EXERCISES WILL BE HELD AT 8.30; SERVICE AT 8.45

NO WRITER ATTRIBUTED

Exercises in honor of the 313th anniversary of the birth of John Harvard will be held under the auspices of the Harvard Memorial Society today. At 8.30 all the members of the University are invited to gather in front of the famous founder's statue in the Delta near Memorial Hall. D. T. W. McCord '21, treasurer of the Society, and Theodore Dunham '21, archivist of the Society, will place wreaths upon the statue, and Hamilton MacFadden '21, secretary of the Society, will deliver a short address. Then the audience, including one hundred members of the University Glee Club, will sing "Fair Harvard." After that, at 8.45, there will be a special John Harvard service held in Appleton Chapel.

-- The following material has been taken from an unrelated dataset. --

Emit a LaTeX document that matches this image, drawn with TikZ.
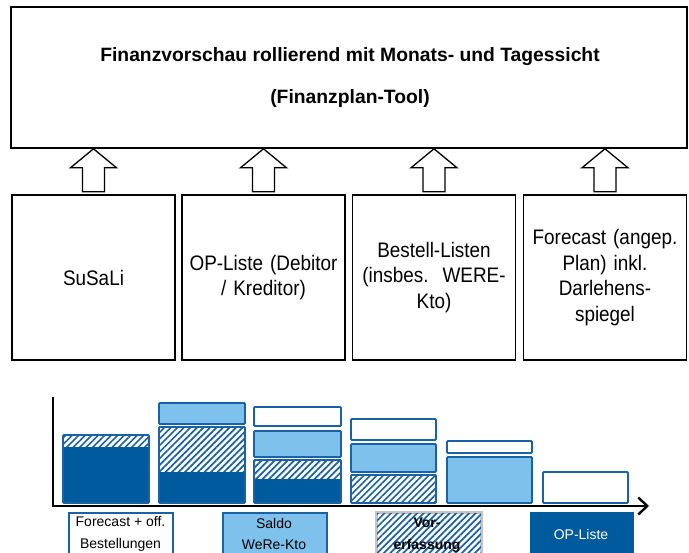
\documentclass[tikz,border=0pt]{standalone}
\usepackage{fontspec}
\setmainfont{Liberation Sans}
\newfontfamily\condfont[FakeStretch=0.9]{Liberation Sans}
\newcommand\srcfont{\condfont\fontsize{21}{25.7}\selectfont\fontdimen2\font=4.8pt\relax}
\usetikzlibrary{patterns,patterns.meta,arrows.meta}
\definecolor{dblue}{HTML}{005A9E}
\definecolor{lblue}{HTML}{7DC1EC}
\definecolor{bblue}{HTML}{1A62A6}
\definecolor{hgray}{HTML}{C4C4C4}
\tikzset{
  topbox/.style={draw=black, line width=1.6pt, minimum width=676pt, minimum height=141pt, inner sep=0pt},
  srcbox/.style={draw=black, line width=1.6pt, minimum width=163pt, minimum height=165pt, inner sep=0pt, text width=155pt, align=center, font=\srcfont},
  uparrow/.style={draw=black, line width=1.3pt, fill=white, line join=miter},
  barline/.style={draw=bblue, line width=1.8pt, rounded corners=1pt},
  hatch/.style={pattern={Lines[angle=45,distance=4.6pt,line width=1.7pt]}, pattern color=bblue},
  legbox/.style={minimum width=104pt, minimum height=50pt, inner sep=0pt, line width=1.8pt},
  legtext/.style={font=\fontsize{14}{21.5}\selectfont, align=center, inner sep=0pt},
  titletext/.style={font=\fontsize{19.3}{22}\selectfont\bfseries, inner sep=0pt},
  axis/.style={draw=black, line width=2.4pt}
}
\begin{document}
\begin{tikzpicture}[x=1pt,y=-1pt]
\useasboundingbox (0,0) rectangle (689,553);
\clip (0,0) rectangle (689,553);
\fill[white] (0,0) rectangle (689,553);

% top box
\node[topbox] (top) at (349,77.5) {};
\node[titletext] (t1) at (350,57) {Finanzvorschau rollierend mit Monats- und Tagessicht};
\node[titletext] (t2) at (350,99) {(Finanzplan-Tool)};

% source boxes
\node[srcbox] (b1) at (93.5,277.5) {SuSaLi};
\node[srcbox] (b2) at (263.5,277.5) {OP-Liste (Debitor\\/ Kreditor)};
\node[srcbox] (b3) at (434,277.5) {Bestell-Listen\\(insbes.\ \ WERE-\\Kto)};
\node[srcbox] (b4) at (605,277.5) {Forecast (angep.\\Plan) inkl.\\Darlehens-\\spiegel};

% block arrows
\foreach \n in {b1,b2,b3,b4}{
  \path (top.south -| \n.north) coordinate (tip\n);
  \draw[uparrow] (tip\n) -- ++(23,19) -- ++(-12,0) -- ++(0,24) -- ++(-22,0) -- ++(0,-24) -- ++(-12,0) -- cycle;
}

% chart bars
% bar 1
\fill[dblue] (63,447) rectangle (149,503);
\fill[white] (63,435) rectangle (149,447);
\fill[hatch] (63,435) rectangle (149,447);
\draw[barline] (63,435) rectangle (149,503);
% bar 2
\fill[lblue] (159,403) rectangle (245,424);
\draw[barline] (159,403) rectangle (245,424);
\fill[dblue] (159,472) rectangle (245,503);
\fill[white] (159,427) rectangle (245,472);
\fill[hatch] (159,427) rectangle (245,472);
\draw[barline] (159,427) rectangle (245,503);
% bar 3
\draw[barline, fill=white] (254,407) rectangle (341,426);
\draw[barline, fill=lblue] (254,431) rectangle (341,457);
\fill[dblue] (254,479) rectangle (341,503);
\fill[white] (254,460) rectangle (341,479);
\fill[hatch] (254,460) rectangle (341,479);
\draw[barline] (254,460) rectangle (341,503);
% bar 4
\draw[barline, fill=white] (351,419) rectangle (436,440);
\draw[barline, fill=lblue] (351,444) rectangle (436,472);
\fill[white] (351,475) rectangle (436,503);
\fill[hatch] (351,475) rectangle (436,503);
\draw[barline] (351,475) rectangle (436,503);
% bar 5
\draw[barline, fill=white] (447,441) rectangle (532,453);
\draw[barline, fill=lblue] (447,457) rectangle (532,503);
% bar 6
\draw[barline, fill=white] (543,472) rectangle (628,503);

% axes
\coordinate (ytop) at (53,397);
\coordinate (orig) at (53,506);
\coordinate (xend) at (649,506);
\draw[axis, -{Straight Barb[length=9pt,width=17pt,line width=2.4pt]}] (ytop) -- (orig) -- (xend);

% legend
\node[legbox, draw=bblue, fill=white, anchor=north west] (l1) at (68,512) {};
\node[legtext] (l1t) at (120.5,534) {Forecast + off.\\Bestellungen};
\node[legbox, draw=bblue, fill=lblue, anchor=north west] (l2) at (222,512) {};
\node[legtext] (l2t) at (274,534) {Saldo\\WeRe-Kto};
\node[legbox, draw=hgray, fill=white, anchor=north west] (l3) at (376,512) {};
\fill[hatch] (l3.north west) rectangle (l3.south east);
\draw[hgray, line width=1.8pt] (l3.north west) rectangle (l3.south east);
\node[legtext, font=\fontsize{14}{21.5}\selectfont\bfseries] (l3t) at (427,535) {Vor-\\erfassung};
\node[legbox, fill=dblue, anchor=north west] (l4) at (529,511) {};
\node[legtext, text=white] (l4t) at (581,534) {OP-Liste};
\end{tikzpicture}
\end{document}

Few of the present day students in the University understand the extent or the character of the service rendered to the University by John Harvard. This Englishman set sail for Massachusetts in 1637, after he had gained the titles of "Bachelor" and "Master" in Emmanuel College, Cambridge University, England. At once he settled near Boston in a district known at that time as Charlestowne and immediately became so interested in the college which had been established at Newtowne in the previous year by order of the General Court that he donated half of his estate, $3900, a large sum in those days, and a library of 300 volumes to the college. For this reason, the institution was named Harvard College in 1639.